- **Stated exercise**: Repeat every line below exactly, word for word.

%%

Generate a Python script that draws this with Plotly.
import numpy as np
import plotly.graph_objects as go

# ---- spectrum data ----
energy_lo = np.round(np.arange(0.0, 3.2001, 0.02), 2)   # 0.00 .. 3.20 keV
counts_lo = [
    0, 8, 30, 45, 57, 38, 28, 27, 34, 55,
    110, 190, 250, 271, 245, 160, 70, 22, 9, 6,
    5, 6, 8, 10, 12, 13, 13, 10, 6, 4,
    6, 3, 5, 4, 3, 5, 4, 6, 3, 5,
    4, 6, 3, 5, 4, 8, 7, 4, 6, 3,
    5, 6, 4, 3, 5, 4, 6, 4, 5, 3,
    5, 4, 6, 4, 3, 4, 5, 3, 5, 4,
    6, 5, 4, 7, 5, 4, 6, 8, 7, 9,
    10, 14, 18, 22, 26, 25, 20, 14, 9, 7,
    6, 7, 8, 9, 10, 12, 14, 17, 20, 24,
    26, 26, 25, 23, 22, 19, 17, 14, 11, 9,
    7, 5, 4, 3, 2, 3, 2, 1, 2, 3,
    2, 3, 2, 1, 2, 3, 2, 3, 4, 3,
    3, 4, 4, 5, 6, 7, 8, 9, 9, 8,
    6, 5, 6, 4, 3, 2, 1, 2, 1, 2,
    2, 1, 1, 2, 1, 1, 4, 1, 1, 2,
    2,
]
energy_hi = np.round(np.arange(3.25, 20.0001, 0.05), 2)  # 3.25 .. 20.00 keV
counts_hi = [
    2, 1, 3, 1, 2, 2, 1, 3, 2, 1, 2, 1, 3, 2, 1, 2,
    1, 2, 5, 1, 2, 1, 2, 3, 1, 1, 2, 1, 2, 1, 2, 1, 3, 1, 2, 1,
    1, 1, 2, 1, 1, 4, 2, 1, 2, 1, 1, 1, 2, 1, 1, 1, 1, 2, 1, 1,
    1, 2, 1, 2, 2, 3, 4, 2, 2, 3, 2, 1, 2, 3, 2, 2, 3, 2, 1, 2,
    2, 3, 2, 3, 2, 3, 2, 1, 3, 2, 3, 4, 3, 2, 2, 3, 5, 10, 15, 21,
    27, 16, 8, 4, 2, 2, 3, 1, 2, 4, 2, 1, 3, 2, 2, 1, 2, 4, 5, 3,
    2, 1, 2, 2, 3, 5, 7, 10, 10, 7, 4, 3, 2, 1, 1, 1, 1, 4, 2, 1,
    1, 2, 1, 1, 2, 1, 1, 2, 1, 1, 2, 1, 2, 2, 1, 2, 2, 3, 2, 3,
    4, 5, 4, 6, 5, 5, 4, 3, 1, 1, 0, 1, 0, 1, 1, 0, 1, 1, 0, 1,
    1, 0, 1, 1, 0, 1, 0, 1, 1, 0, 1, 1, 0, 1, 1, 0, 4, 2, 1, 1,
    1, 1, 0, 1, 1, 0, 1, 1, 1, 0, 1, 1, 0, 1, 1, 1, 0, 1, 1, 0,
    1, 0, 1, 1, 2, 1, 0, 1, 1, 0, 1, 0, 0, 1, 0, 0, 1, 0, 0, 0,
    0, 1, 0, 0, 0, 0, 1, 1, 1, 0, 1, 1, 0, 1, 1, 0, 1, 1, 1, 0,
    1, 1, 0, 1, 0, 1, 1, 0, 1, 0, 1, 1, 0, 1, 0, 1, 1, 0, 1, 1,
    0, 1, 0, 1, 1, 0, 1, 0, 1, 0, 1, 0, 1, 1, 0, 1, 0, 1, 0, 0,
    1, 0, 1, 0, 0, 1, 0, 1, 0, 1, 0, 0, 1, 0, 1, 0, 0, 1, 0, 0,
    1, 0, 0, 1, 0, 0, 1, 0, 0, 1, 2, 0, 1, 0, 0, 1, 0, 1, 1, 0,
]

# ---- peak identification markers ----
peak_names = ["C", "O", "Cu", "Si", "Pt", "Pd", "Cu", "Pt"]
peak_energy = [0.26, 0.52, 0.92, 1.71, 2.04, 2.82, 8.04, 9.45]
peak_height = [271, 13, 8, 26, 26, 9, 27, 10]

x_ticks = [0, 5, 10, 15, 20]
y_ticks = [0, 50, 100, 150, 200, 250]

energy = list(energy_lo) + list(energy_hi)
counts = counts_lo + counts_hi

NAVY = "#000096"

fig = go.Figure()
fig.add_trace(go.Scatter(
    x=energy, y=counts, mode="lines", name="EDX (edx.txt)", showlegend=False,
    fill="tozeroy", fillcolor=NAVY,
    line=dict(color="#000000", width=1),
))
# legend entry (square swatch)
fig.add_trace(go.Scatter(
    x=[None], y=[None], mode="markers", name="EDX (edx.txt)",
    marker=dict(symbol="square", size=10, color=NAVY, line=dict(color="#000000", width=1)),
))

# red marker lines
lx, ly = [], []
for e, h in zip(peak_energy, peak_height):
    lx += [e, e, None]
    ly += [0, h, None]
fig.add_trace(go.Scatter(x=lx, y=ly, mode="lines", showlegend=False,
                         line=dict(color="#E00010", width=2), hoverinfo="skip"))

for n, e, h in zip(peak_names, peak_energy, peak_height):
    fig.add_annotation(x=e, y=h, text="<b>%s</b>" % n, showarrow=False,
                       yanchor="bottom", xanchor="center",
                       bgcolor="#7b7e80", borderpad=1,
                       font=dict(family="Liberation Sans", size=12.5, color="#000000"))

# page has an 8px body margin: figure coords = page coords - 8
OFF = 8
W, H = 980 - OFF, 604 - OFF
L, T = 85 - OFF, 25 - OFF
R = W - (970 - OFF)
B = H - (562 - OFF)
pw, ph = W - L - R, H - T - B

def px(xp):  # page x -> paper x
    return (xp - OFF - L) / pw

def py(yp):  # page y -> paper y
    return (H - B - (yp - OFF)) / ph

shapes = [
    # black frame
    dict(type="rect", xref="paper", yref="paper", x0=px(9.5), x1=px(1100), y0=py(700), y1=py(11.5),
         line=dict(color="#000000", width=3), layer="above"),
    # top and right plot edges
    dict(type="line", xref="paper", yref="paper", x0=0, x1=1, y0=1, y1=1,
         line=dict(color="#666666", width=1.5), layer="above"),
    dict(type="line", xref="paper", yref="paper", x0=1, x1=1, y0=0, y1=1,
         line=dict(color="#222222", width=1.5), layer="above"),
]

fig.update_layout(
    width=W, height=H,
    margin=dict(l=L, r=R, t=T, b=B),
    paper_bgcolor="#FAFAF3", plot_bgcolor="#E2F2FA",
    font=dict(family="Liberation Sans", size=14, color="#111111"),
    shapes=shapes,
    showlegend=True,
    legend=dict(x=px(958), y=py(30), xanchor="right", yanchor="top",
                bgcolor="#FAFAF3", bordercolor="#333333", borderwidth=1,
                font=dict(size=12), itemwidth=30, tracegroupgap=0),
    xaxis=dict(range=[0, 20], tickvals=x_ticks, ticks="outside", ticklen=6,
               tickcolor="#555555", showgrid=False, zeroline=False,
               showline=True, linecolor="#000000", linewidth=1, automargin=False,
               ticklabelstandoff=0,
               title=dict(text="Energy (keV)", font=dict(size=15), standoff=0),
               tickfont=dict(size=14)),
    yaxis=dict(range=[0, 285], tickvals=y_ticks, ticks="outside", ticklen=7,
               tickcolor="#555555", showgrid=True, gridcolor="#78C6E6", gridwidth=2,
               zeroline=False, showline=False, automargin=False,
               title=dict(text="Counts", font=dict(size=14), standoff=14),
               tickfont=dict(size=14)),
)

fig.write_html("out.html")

%%

- **Solved problem**:
Generate a Python script that draws this with Plotly.
import numpy as np
import plotly.graph_objects as go

# ---- spectrum data ----
energy_lo = np.round(np.arange(0.0, 3.2001, 0.02), 2)   # 0.00 .. 3.20 keV
counts_lo = [
    0, 8, 30, 45, 57, 38, 28, 27, 34, 55,
    110, 190, 250, 271, 245, 160, 70, 22, 9, 6,
    5, 6, 8, 10, 12, 13, 13, 10, 6, 4,
    6, 3, 5, 4, 3, 5, 4, 6, 3, 5,
    4, 6, 3, 5, 4, 8, 7, 4, 6, 3,
    5, 6, 4, 3, 5, 4, 6, 4, 5, 3,
    5, 4, 6, 4, 3, 4, 5, 3, 5, 4,
    6, 5, 4, 7, 5, 4, 6, 8, 7, 9,
    10, 14, 18, 22, 26, 25, 20, 14, 9, 7,
    6, 7, 8, 9, 10, 12, 14, 17, 20, 24,
    26, 26, 25, 23, 22, 19, 17, 14, 11, 9,
    7, 5, 4, 3, 2, 3, 2, 1, 2, 3,
    2, 3, 2, 1, 2, 3, 2, 3, 4, 3,
    3, 4, 4, 5, 6, 7, 8, 9, 9, 8,
    6, 5, 6, 4, 3, 2, 1, 2, 1, 2,
    2, 1, 1, 2, 1, 1, 4, 1, 1, 2,
    2,
]
energy_hi = np.round(np.arange(3.25, 20.0001, 0.05), 2)  # 3.25 .. 20.00 keV
counts_hi = [
    2, 1, 3, 1, 2, 2, 1, 3, 2, 1, 2, 1, 3, 2, 1, 2,
    1, 2, 5, 1, 2, 1, 2, 3, 1, 1, 2, 1, 2, 1, 2, 1, 3, 1, 2, 1,
    1, 1, 2, 1, 1, 4, 2, 1, 2, 1, 1, 1, 2, 1, 1, 1, 1, 2, 1, 1,
    1, 2, 1, 2, 2, 3, 4, 2, 2, 3, 2, 1, 2, 3, 2, 2, 3, 2, 1, 2,
    2, 3, 2, 3, 2, 3, 2, 1, 3, 2, 3, 4, 3, 2, 2, 3, 5, 10, 15, 21,
    27, 16, 8, 4, 2, 2, 3, 1, 2, 4, 2, 1, 3, 2, 2, 1, 2, 4, 5, 3,
    2, 1, 2, 2, 3, 5, 7, 10, 10, 7, 4, 3, 2, 1, 1, 1, 1, 4, 2, 1,
    1, 2, 1, 1, 2, 1, 1, 2, 1, 1, 2, 1, 2, 2, 1, 2, 2, 3, 2, 3,
    4, 5, 4, 6, 5, 5, 4, 3, 1, 1, 0, 1, 0, 1, 1, 0, 1, 1, 0, 1,
    1, 0, 1, 1, 0, 1, 0, 1, 1, 0, 1, 1, 0, 1, 1, 0, 4, 2, 1, 1,
    1, 1, 0, 1, 1, 0, 1, 1, 1, 0, 1, 1, 0, 1, 1, 1, 0, 1, 1, 0,
    1, 0, 1, 1, 2, 1, 0, 1, 1, 0, 1, 0, 0, 1, 0, 0, 1, 0, 0, 0,
    0, 1, 0, 0, 0, 0, 1, 1, 1, 0, 1, 1, 0, 1, 1, 0, 1, 1, 1, 0,
    1, 1, 0, 1, 0, 1, 1, 0, 1, 0, 1, 1, 0, 1, 0, 1, 1, 0, 1, 1,
    0, 1, 0, 1, 1, 0, 1, 0, 1, 0, 1, 0, 1, 1, 0, 1, 0, 1, 0, 0,
    1, 0, 1, 0, 0, 1, 0, 1, 0, 1, 0, 0, 1, 0, 1, 0, 0, 1, 0, 0,
    1, 0, 0, 1, 0, 0, 1, 0, 0, 1, 2, 0, 1, 0, 0, 1, 0, 1, 1, 0,
]

# ---- peak identification markers ----
peak_names = ["C", "O", "Cu", "Si", "Pt", "Pd", "Cu", "Pt"]
peak_energy = [0.26, 0.52, 0.92, 1.71, 2.04, 2.82, 8.04, 9.45]
peak_height = [271, 13, 8, 26, 26, 9, 27, 10]

x_ticks = [0, 5, 10, 15, 20]
y_ticks = [0, 50, 100, 150, 200, 250]

energy = list(energy_lo) + list(energy_hi)
counts = counts_lo + counts_hi

NAVY = "#000096"

fig = go.Figure()
fig.add_trace(go.Scatter(
    x=energy, y=counts, mode="lines", name="EDX (edx.txt)", showlegend=False,
    fill="tozeroy", fillcolor=NAVY,
    line=dict(color="#000000", width=1),
))
# legend entry (square swatch)
fig.add_trace(go.Scatter(
    x=[None], y=[None], mode="markers", name="EDX (edx.txt)",
    marker=dict(symbol="square", size=10, color=NAVY, line=dict(color="#000000", width=1)),
))

# red marker lines
lx, ly = [], []
for e, h in zip(peak_energy, peak_height):
    lx += [e, e, None]
    ly += [0, h, None]
fig.add_trace(go.Scatter(x=lx, y=ly, mode="lines", showlegend=False,
                         line=dict(color="#E00010", width=2), hoverinfo="skip"))

for n, e, h in zip(peak_names, peak_energy, peak_height):
    fig.add_annotation(x=e, y=h, text="<b>%s</b>" % n, showarrow=False,
                       yanchor="bottom", xanchor="center",
                       bgcolor="#7b7e80", borderpad=1,
                       font=dict(family="Liberation Sans", size=12.5, color="#000000"))

# page has an 8px body margin: figure coords = page coords - 8
OFF = 8
W, H = 980 - OFF, 604 - OFF
L, T = 85 - OFF, 25 - OFF
R = W - (970 - OFF)
B = H - (562 - OFF)
pw, ph = W - L - R, H - T - B

def px(xp):  # page x -> paper x
    return (xp - OFF - L) / pw

def py(yp):  # page y -> paper y
    return (H - B - (yp - OFF)) / ph

shapes = [
    # black frame
    dict(type="rect", xref="paper", yref="paper", x0=px(9.5), x1=px(1100), y0=py(700), y1=py(11.5),
         line=dict(color="#000000", width=3), layer="above"),
    # top and right plot edges
    dict(type="line", xref="paper", yref="paper", x0=0, x1=1, y0=1, y1=1,
         line=dict(color="#666666", width=1.5), layer="above"),
    dict(type="line", xref="paper", yref="paper", x0=1, x1=1, y0=0, y1=1,
         line=dict(color="#222222", width=1.5), layer="above"),
]

fig.update_layout(
    width=W, height=H,
    margin=dict(l=L, r=R, t=T, b=B),
    paper_bgcolor="#FAFAF3", plot_bgcolor="#E2F2FA",
    font=dict(family="Liberation Sans", size=14, color="#111111"),
    shapes=shapes,
    showlegend=True,
    legend=dict(x=px(958), y=py(30), xanchor="right", yanchor="top",
                bgcolor="#FAFAF3", bordercolor="#333333", borderwidth=1,
                font=dict(size=12), itemwidth=30, tracegroupgap=0),
    xaxis=dict(range=[0, 20], tickvals=x_ticks, ticks="outside", ticklen=6,
               tickcolor="#555555", showgrid=False, zeroline=False,
               showline=True, linecolor="#000000", linewidth=1, automargin=False,
               ticklabelstandoff=0,
               title=dict(text="Energy (keV)", font=dict(size=15), standoff=0),
               tickfont=dict(size=14)),
    yaxis=dict(range=[0, 285], tickvals=y_ticks, ticks="outside", ticklen=7,
               tickcolor="#555555", showgrid=True, gridcolor="#78C6E6", gridwidth=2,
               zeroline=False, showline=False, automargin=False,
               title=dict(text="Counts", font=dict(size=14), standoff=14),
               tickfont=dict(size=14)),
)

fig.write_html("out.html")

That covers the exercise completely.